Na pintura está só, mas certamente que não se sente abandonada ou desacompanhada. Como sucede com outro qualquer ermita desde tempos ancestrais, ela tem sempre consigo uma luz interior que lhe faz companhia e a conduz.
Antes de terminarmos este nosso texto sobre Edward Hooper e outras coisas mais e depois irmos de viagem, paremos numa bomba de gasolina. Vem isto a propósito de mais um quadro do artista, “Gas Station” de 1940, que podem ver mais abaixo.
Se contemplarmos essa pintura, vamos reparar que do lado direito do quadro, a estrada que se nos apresenta lá mais à frente conduz-nos diretamente em direção à escuridão. Possivelmente, esse seria o modo de Edward Hooper nos dizer que algures no futuro, teremos inevitavelmente o escuro como destino.

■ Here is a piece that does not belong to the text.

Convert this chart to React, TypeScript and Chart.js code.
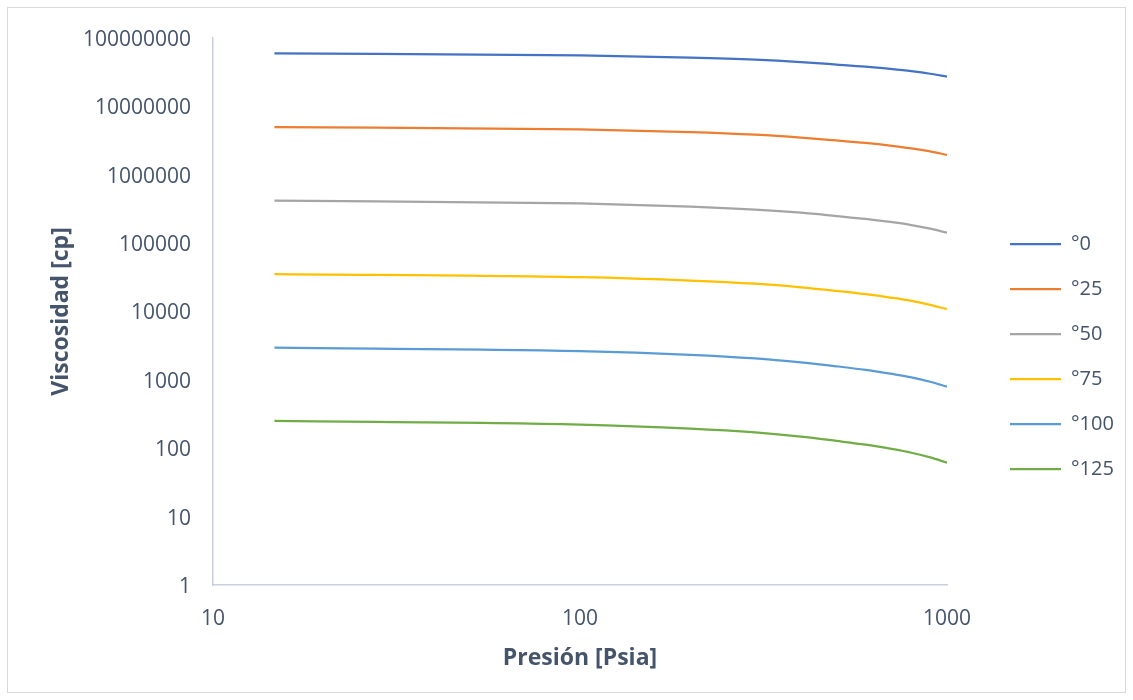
import React, { useEffect, useRef } from "react";
import { Chart, registerables } from "chart.js";

Chart.register(...registerables);

// Pressure (psia)
const pressure = [14.7, 100, 200, 300, 400, 500, 600, 700, 800, 900, 1000];

// Series labels (temperature)
const seriesLabels = ["°0", "°25", "°50", "°75", "°100", "°125"];

// Viscosity (cp)
const visc0 = [5.97e7, 5.57e7, 5.16e7, 4.81e7, 4.44e7, 4.09e7, 3.81e7, 3.53e7, 3.27e7, 3.0e7, 2.72e7];
const visc25 = [4.99e6, 4.59e6, 4.2e6, 3.85e6, 3.5e6, 3.18e6, 2.92e6, 2.67e6, 2.43e6, 2.19e6, 1.95e6];
const visc50 = [4.18e5, 3.8e5, 3.43e5, 3.1e5, 2.79e5, 2.49e5, 2.26e5, 2.04e5, 1.84e5, 1.63e5, 1.42e5];
const visc75 = [3.53e4, 3.18e4, 2.84e4, 2.55e4, 2.26e4, 2.0e4, 1.79e4, 1.6e4, 1.43e4, 1.25e4, 1.08e4];
const visc100 = [2960, 2640, 2330, 2060, 1800, 1580, 1400, 1230, 1090, 938, 794];
const visc125 = [250.6, 221.8, 193.6, 170.2, 147.9, 127.9, 112.7, 98.4, 85.9, 73.5, 61.5];

const seriesValues = [visc0, visc25, visc50, visc75, visc100, visc125];
const seriesColors = ["#4472C4", "#ED7D31", "#A5A5A5", "#FFC000", "#5B9BD5", "#70AD47"];

const xTickValues = [10, 100, 1000];
const yTickValues = [1, 10, 100, 1000, 10000, 100000, 1000000, 10000000, 100000000];

const TEXT = "#44546A";
const AXIS = "#C9D0DC";
const FONT = "'Open Sans', sans-serif";

const legendPlace = {
  id: "legendPlace",
  beforeLayout(chart: any) {
    const lg = chart.legend;
    if (lg && !lg._patched) {
      const f = lg.fit;
      lg.fit = function () {
        f.call(this);
        this.width = 178;
      };
      lg._patched = true;
    }
  },
  afterLayout(chart: any) {
    const lg = chart.legend;
    if (!lg) return;
    const w = lg.right - lg.left;
    lg.left = 977;
    lg.right = lg.left + w;
    lg.top = 201;
    lg.bottom = 684;
  },
};

export default function App() {
  const ref = useRef<HTMLCanvasElement>(null);

  useEffect(() => {
    if (!ref.current) return;
    const chart = new Chart(ref.current, {
      type: "line",
      data: {
        datasets: seriesLabels.map((label, i) => ({
          label,
          data: pressure.map((p, j) => ({ x: p, y: seriesValues[i][j] })),
          borderColor: seriesColors[i],
          backgroundColor: seriesColors[i],
          borderWidth: 2.25,
          pointRadius: 0,
          cubicInterpolationMode: "monotone" as const,
          fill: false,
        })),
      },
      options: {
        animation: false,
        responsive: false,
        maintainAspectRatio: false,
        layout: { padding: { left: 0, top: 30, right: 0, bottom: 0 } },
        plugins: {
          tooltip: { enabled: false },
          legend: {
            position: "right",
            align: "start",
            labels: {
              usePointStyle: true,
              pointStyle: "line",
              pointStyleWidth: 51,
              padding: 25,
              color: TEXT,
              font: { family: FONT, size: 20 },
            },
          },
        },
        scales: {
          x: {
            type: "logarithmic",
            min: 10,
            max: 1000,
            grid: { display: false, drawTicks: false },
            border: { display: true, color: AXIS, width: 1.5 },
            afterBuildTicks: (s: any) => {
              s.ticks = xTickValues.map((v) => ({ value: v }));
            },
            afterFit: (s: any) => {
              s.height = 107;
              s.paddingLeft = 0;
              s.paddingRight = 0;
            },
            ticks: {
              color: TEXT,
              font: { family: FONT, size: 21 },
              padding: 21,
              maxRotation: 0,
              autoSkip: false,
              callback: (v: any) => String(v),
            },
            title: {
              display: true,
              text: "Presión [Psia]",
              color: TEXT,
              font: { family: FONT, size: 23, weight: "bold" },
              padding: { top: 0, bottom: 20 },
            },
          },
          y: {
            type: "logarithmic",
            min: 1,
            max: 100000000,
            grid: { display: false, drawTicks: false },
            border: { display: true, color: AXIS, width: 1.5 },
            afterBuildTicks: (s: any) => {
              s.ticks = yTickValues.map((v) => ({ value: v }));
            },
            afterFit: (s: any) => {
              s.width = 205;
              s.paddingTop = 0;
              s.paddingBottom = 0;
            },
            ticks: {
              color: TEXT,
              font: { family: FONT, size: 21 },
              padding: 22,
              labelOffset: 2,
              autoSkip: false,
              callback: (v: any) => String(v),
            },
            title: {
              display: true,
              text: "Viscosidad [cp]",
              color: TEXT,
              font: { family: FONT, size: 23, weight: "bold" },
              padding: { top: 40, bottom: 0 },
            },
          },
        },
      },
      plugins: [legendPlace],
    });
    return () => chart.destroy();
  }, []);

  return (
    <div
      style={{
        position: "absolute",
        left: 7,
        top: 7,
        width: 1117,
        height: 684,
        border: "1px solid #D9D9D9",
        background: "#fff",
      }}
    >
      <canvas ref={ref} width={1117} height={684} style={{ display: "block", width: 1117, height: 684 }} />
    </div>
  );
}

No entanto, e por enquanto, ainda há muita luz. Tanta como a que ilumina um qualquer snack-bar durante a noite, como a que serve de luz de presença numa sala de cinema, como a do sol pela manhã ou como a de um posto de gasolina numa longa e sombria estrada, mas sobretudo tanta, como a que há dentro de cada um de nós, nos protege e nos alumia pelo caminho. Essa que só a sós poderemos vislumbrar.
Em Nova Iorque, ou seja, lá fora, no exterior, há muitos neons e muitas luzes da ribalta, todavia, não podemos deixarmos iludir-nos, o certo é que nunca devemos esquecer que não são essas luzes as que nos servem de farol. Na escola, tal como na vida e na pintura de Hopper, unicamente a luz que vem de dentro nos poderá servir de farol.